::: Data section :::

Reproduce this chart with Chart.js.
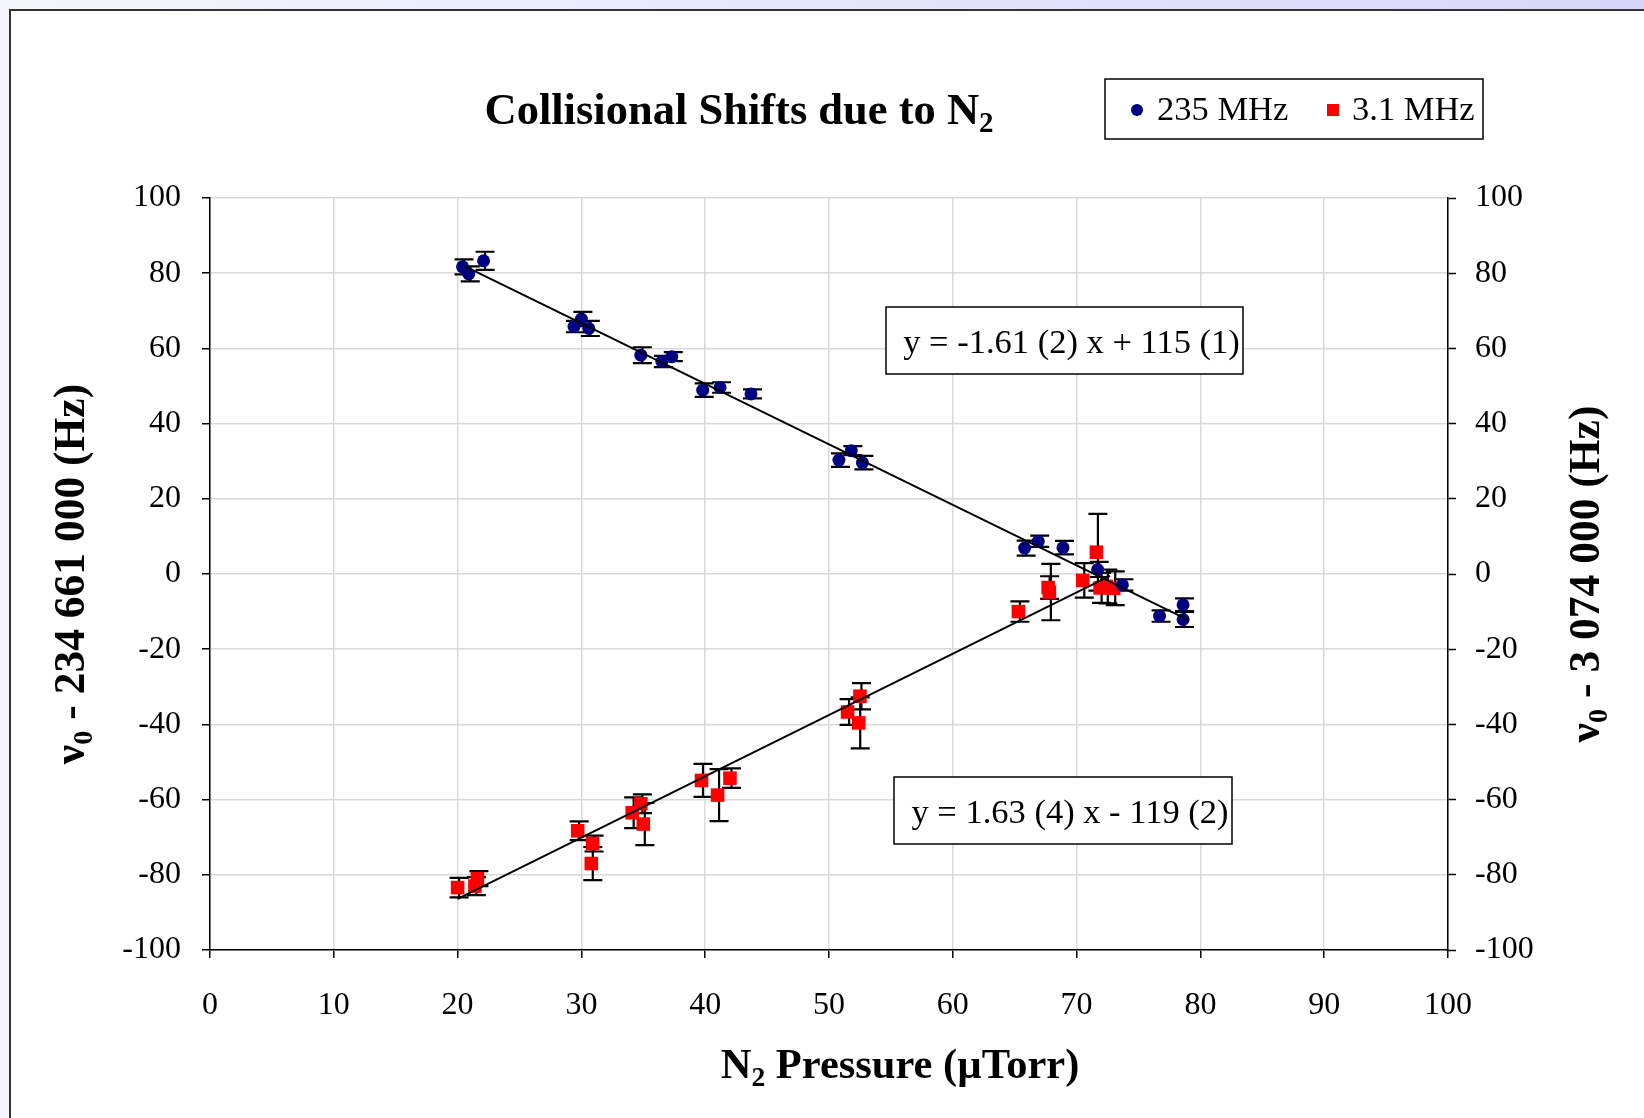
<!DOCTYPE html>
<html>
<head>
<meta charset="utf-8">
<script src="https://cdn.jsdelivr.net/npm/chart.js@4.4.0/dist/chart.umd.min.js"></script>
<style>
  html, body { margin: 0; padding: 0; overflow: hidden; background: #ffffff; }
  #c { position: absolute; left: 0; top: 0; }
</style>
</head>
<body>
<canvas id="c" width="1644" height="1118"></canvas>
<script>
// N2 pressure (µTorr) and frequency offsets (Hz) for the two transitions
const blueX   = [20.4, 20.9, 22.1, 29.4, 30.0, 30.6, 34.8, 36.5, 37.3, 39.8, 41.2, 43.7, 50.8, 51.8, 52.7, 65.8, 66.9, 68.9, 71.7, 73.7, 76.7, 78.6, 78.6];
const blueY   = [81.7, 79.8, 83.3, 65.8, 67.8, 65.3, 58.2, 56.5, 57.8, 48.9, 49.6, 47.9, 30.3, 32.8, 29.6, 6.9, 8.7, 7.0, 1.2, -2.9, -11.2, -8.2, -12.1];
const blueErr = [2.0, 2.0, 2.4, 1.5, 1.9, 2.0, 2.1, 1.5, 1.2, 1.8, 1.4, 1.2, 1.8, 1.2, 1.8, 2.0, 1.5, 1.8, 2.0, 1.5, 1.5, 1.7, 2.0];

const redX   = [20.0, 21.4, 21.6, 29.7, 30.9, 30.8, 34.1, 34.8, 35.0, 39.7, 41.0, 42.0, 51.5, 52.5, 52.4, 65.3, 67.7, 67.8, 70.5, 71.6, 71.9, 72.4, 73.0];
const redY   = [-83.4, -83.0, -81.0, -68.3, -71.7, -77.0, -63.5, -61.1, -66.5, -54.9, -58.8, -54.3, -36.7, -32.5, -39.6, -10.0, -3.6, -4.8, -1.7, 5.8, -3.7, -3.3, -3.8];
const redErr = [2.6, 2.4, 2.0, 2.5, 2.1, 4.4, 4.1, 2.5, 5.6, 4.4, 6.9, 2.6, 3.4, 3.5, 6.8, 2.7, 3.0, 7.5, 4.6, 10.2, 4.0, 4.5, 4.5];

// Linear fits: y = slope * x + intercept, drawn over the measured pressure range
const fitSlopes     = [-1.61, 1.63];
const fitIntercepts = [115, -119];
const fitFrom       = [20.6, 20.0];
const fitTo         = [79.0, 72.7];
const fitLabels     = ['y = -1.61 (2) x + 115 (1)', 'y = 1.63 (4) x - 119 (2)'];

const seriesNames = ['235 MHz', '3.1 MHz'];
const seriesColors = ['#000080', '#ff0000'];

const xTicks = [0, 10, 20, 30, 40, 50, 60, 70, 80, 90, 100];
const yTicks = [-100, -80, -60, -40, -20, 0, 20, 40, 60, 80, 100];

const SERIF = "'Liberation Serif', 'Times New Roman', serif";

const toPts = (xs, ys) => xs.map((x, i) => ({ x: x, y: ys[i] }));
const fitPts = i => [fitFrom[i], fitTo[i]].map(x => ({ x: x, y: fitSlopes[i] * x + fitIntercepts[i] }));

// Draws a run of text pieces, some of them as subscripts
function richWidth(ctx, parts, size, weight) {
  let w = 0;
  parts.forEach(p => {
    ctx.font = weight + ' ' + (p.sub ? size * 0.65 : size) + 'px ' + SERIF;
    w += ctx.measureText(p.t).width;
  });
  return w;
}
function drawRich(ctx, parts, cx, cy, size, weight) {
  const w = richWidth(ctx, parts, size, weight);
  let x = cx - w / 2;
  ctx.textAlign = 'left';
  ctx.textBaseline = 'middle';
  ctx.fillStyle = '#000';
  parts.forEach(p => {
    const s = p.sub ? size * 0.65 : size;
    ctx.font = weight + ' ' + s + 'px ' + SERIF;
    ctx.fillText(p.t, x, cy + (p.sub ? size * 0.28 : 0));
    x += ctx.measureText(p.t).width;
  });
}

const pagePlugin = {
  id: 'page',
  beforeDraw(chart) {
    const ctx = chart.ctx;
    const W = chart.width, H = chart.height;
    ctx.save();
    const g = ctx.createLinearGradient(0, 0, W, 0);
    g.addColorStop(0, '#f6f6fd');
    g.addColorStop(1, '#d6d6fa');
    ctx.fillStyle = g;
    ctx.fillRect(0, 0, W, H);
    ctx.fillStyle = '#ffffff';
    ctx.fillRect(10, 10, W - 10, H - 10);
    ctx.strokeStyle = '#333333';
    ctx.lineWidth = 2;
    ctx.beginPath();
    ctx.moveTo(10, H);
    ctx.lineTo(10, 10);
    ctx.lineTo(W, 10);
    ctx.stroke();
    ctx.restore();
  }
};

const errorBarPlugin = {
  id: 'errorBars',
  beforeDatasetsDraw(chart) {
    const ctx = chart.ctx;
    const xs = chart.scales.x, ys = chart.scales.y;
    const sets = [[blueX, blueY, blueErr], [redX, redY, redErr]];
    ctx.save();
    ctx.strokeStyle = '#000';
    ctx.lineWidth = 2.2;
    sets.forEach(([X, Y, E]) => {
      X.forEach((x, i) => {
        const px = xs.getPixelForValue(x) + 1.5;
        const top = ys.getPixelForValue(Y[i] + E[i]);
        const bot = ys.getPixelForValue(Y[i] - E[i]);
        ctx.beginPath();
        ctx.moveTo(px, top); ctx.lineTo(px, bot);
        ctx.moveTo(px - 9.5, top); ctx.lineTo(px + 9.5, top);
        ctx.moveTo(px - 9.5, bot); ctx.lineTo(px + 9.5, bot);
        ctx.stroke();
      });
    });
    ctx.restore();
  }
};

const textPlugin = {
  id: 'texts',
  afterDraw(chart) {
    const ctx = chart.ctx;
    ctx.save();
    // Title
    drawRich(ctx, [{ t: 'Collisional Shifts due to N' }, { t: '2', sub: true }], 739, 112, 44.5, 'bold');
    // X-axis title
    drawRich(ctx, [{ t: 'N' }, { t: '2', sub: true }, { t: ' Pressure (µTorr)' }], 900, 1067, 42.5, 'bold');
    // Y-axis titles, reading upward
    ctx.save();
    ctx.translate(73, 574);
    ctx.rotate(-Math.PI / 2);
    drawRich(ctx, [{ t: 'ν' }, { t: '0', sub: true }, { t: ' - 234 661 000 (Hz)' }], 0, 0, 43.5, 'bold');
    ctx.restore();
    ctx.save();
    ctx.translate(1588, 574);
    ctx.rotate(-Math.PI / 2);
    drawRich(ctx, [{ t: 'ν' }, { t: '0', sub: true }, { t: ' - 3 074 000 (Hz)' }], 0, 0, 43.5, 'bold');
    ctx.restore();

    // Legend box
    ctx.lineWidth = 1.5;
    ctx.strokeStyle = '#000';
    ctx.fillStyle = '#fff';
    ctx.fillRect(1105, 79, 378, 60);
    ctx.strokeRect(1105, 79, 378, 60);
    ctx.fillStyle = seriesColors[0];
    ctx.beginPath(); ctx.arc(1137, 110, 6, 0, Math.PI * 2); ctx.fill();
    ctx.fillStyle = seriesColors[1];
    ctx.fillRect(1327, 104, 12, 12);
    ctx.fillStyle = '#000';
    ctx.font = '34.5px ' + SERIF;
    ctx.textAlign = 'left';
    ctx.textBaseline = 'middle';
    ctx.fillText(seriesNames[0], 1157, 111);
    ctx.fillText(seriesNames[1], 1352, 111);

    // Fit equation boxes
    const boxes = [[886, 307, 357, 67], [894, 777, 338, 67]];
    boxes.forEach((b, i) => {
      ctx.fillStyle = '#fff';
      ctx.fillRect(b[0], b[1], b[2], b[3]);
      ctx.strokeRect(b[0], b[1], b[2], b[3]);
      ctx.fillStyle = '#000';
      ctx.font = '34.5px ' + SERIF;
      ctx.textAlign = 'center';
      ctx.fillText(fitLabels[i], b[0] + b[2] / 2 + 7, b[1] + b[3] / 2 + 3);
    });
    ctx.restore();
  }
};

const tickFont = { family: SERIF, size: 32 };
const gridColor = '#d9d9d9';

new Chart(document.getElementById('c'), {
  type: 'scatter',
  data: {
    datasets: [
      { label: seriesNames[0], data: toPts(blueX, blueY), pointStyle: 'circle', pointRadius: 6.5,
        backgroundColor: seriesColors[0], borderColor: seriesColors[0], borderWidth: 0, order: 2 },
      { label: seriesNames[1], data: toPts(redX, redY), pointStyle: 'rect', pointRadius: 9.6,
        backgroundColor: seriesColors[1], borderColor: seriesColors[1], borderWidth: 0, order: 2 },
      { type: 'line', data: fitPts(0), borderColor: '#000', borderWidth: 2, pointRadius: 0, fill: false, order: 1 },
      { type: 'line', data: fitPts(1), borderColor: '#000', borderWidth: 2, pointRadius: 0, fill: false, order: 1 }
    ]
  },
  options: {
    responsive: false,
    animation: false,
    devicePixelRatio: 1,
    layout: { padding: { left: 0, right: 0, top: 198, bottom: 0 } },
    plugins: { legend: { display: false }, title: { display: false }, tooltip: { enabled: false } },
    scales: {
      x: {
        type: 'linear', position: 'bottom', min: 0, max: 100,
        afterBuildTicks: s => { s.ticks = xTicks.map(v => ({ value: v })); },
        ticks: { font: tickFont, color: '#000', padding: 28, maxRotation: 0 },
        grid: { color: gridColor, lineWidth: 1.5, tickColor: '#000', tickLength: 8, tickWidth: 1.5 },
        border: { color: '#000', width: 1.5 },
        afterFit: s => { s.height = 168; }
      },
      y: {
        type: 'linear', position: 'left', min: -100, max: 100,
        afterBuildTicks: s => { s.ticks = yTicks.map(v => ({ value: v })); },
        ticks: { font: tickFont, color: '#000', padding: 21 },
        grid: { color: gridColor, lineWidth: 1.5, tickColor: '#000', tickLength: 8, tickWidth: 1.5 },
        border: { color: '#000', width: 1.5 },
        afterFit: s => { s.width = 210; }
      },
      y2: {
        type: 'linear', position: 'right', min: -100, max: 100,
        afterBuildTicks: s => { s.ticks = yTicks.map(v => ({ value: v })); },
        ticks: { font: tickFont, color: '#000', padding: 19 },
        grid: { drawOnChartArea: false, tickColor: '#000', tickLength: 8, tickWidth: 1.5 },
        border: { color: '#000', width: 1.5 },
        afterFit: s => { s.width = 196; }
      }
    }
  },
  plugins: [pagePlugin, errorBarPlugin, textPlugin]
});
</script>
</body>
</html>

:::

(Task statement) Extract the lines exactly, please: the first line of the listing, the line with "1.5, 1.7, 2.0];", and every line between them, but no pictures.

(Solution to this problem)
Reproduce this chart with Chart.js.
<!DOCTYPE html>
<html>
<head>
<meta charset="utf-8">
<script src="https://cdn.jsdelivr.net/npm/chart.js@4.4.0/dist/chart.umd.min.js"></script>
<style>
  html, body { margin: 0; padding: 0; overflow: hidden; background: #ffffff; }
  #c { position: absolute; left: 0; top: 0; }
</style>
</head>
<body>
<canvas id="c" width="1644" height="1118"></canvas>
<script>
// N2 pressure (µTorr) and frequency offsets (Hz) for the two transitions
const blueX   = [20.4, 20.9, 22.1, 29.4, 30.0, 30.6, 34.8, 36.5, 37.3, 39.8, 41.2, 43.7, 50.8, 51.8, 52.7, 65.8, 66.9, 68.9, 71.7, 73.7, 76.7, 78.6, 78.6];
const blueY   = [81.7, 79.8, 83.3, 65.8, 67.8, 65.3, 58.2, 56.5, 57.8, 48.9, 49.6, 47.9, 30.3, 32.8, 29.6, 6.9, 8.7, 7.0, 1.2, -2.9, -11.2, -8.2, -12.1];
const blueErr = [2.0, 2.0, 2.4, 1.5, 1.9, 2.0, 2.1, 1.5, 1.2, 1.8, 1.4, 1.2, 1.8, 1.2, 1.8, 2.0, 1.5, 1.8, 2.0, 1.5, 1.5, 1.7, 2.0];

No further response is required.